While listening to the keynotes, we were struck by the idea of using technology to bring back voices that aren’t being heard. We all had fond memories of bedtime stories, but we realized that some parents and relatives must be separated from their little ones for periods of time because of work travel, incarceration, or other situations. How could we let these kids hear familiar voices tell them a story again, with the same or enhanced experience of flipping through a book together? And thus, Tell Me A Story (punny title: Once Upon a Twilio) was born.

What it does

There are two modes of operation for Tell Me A Story, freeform and karaoke. In freeform, the storyteller calls the application’s phone number, is prompted to invent a title, and begins weaving the tale. When they’re finished, they say The End to finish the story. On the child’s view, they go to the webpage and follow along as the words being spoken are written in an animated book (in the next version, with pictures being autogenerated based on content). This keeps kids engaged and helps them learn to read.

In the karaoke mode, the pair selects a well-known story to read through, with the book highlighting the phrases as the storyteller says them. If they have any saved stories from freeform mode, they could choose one of those, too. While we didn’t have enough time to build karaoke, we are confident in understanding the code that needs to be added.

Our intention is that the child also hears the storyteller through the phone at the same time they watch the story being written. This can be done by combining a Twilio conference call with the “gather” function to record and analyze speech, both features we have gotten working; however, Twilio’s API does not yet support combining the two.

How we built it

Tell Me A Story has a backend server built from Node.js and Express which handles routing requests to and from Twilio and providing the next bit of text for the book frontend. In Twilio’s API we use the gather verb extensively to 1) determine whether the caller is the storyteller (“speaker”) or listener and 2) record, process, and do speech recognition on the storyteller’s voice.

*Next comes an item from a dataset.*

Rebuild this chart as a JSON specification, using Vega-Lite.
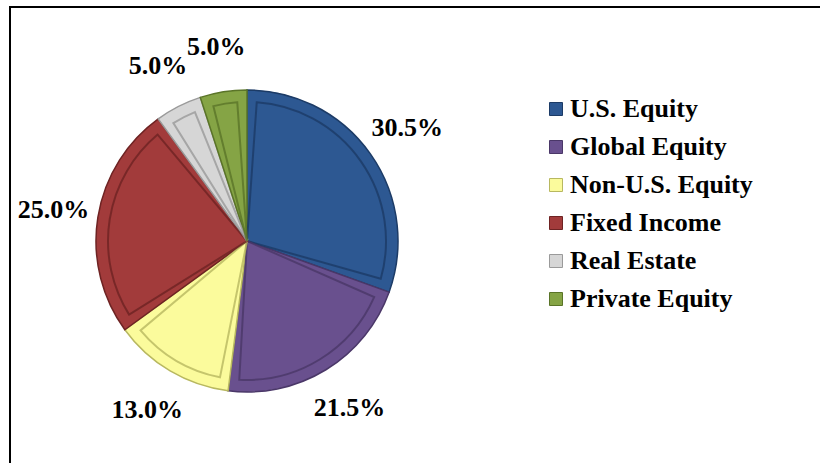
{
  "$schema": "https://vega.github.io/schema/vega-lite/v6.json",
  "width": 474,
  "height": 468,
  "padding": {"left": 10, "top": 6, "right": 0, "bottom": 0},
  "background": "white",
  "view": {"style": "cell"},
  "config": {
    "view": {"stroke": "black", "strokeWidth": 2, "strokeDash": [474, 942, 468]},
    "style": {
      "cell": {"stroke": "black", "strokeWidth": 2, "strokeDash": [474, 942, 468]},
      "view": {"stroke": "black", "strokeWidth": 2, "strokeDash": [474, 942, 468]}
    },
    "legend": {
      "orient": "right",
      "offset": -9,
      "padding": 68,
      "strokeColor": "black",
      "strokeWidth": 2,
      "strokeDash": [360, 3000],
      "titleFont": "Liberation Serif",
      "titleFontSize": 20,
      "titlePadding": 1,
      "titleLimit": 600,
      "labelFont": "Liberation Serif",
      "labelFontWeight": "bold",
      "labelFontSize": 26,
      "labelColor": "black",
      "labelOffset": 1,
      "labelLimit": 400,
      "symbolType": "square",
      "symbolSize": 169,
      "symbolStrokeWidth": 1,
      "symbolStrokeColor": "#444444",
      "rowPadding": 12
    }
  },
  "data": {
    "values": [
      {"category": "U.S. Equity", "share": 0.305, "rank": 1},
      {"category": "Global Equity", "share": 0.215, "rank": 2},
      {"category": "Non-U.S. Equity", "share": 0.13, "rank": 3},
      {"category": "Fixed Income", "share": 0.25, "rank": 4},
      {"category": "Real Estate", "share": 0.05, "rank": 5},
      {"category": "Private Equity", "share": 0.05, "rank": 6}
    ]
  },
  "encoding": {
    "theta": {"field": "share", "type": "quantitative", "stack": true},
    "order": {"field": "rank", "type": "quantitative"}
  },
  "layer": [
    {
      "mark": {"type": "arc", "outerRadius": 151, "strokeWidth": 1.5},
      "encoding": {
        "fill": {
          "field": "category",
          "type": "nominal",
          "scale": {
            "domain": ["U.S. Equity", "Global Equity", "Non-U.S. Equity", "Fixed Income", "Real Estate", "Private Equity"],
            "range": ["#2D5892", "#69508E", "#FBFB9C", "#A23B3B", "#D6D6D6", "#85A445"]
          },
          "legend": {"title": "\u00a0"}
        },
        "stroke": {
          "field": "category",
          "type": "nominal",
          "scale": {
            "domain": ["U.S. Equity", "Global Equity", "Non-U.S. Equity", "Fixed Income", "Real Estate", "Private Equity"],
            "range": ["#1C3B66", "#4A3768", "#B8B860", "#6E2323", "#9A9A9A", "#5A7428"]
          },
          "legend": null
        }
      }
    },
    {
      "mark": {"type": "arc", "outerRadius": 139, "padAngle": 0.14, "filled": false, "strokeWidth": 2, "strokeOpacity": 0.8},
      "encoding": {
        "stroke": {
          "field": "category",
          "type": "nominal",
          "scale": {
            "domain": ["U.S. Equity", "Global Equity", "Non-U.S. Equity", "Fixed Income", "Real Estate", "Private Equity"],
            "range": ["#1C3B66", "#4A3768", "#B8B860", "#6E2323", "#9A9A9A", "#5A7428"]
          },
          "legend": null
        }
      }
    },
    {
      "mark": {"type": "text", "radius": 196, "font": "Liberation Serif", "fontWeight": "bold", "fontSize": 26, "fill": "black"},
      "encoding": {
        "text": {"field": "share", "type": "quantitative", "format": ".1%"}
      }
    }
  ]
}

Once the API supports gathering from conference call participants, we will also use the dial and conference actions.

The front end has a template written in Mustache.js which uses jQuery to send GET requests to our backend server for the next piece of text.

Challenges we ran into

Understanding what the Twilio VoiceRequest object was, figuring out our architecture and data pipeline, not being able to use Gather and Conference together, Twilio’s voice recognition having trouble with certain team member’s voices, any changes taking a few steps to test.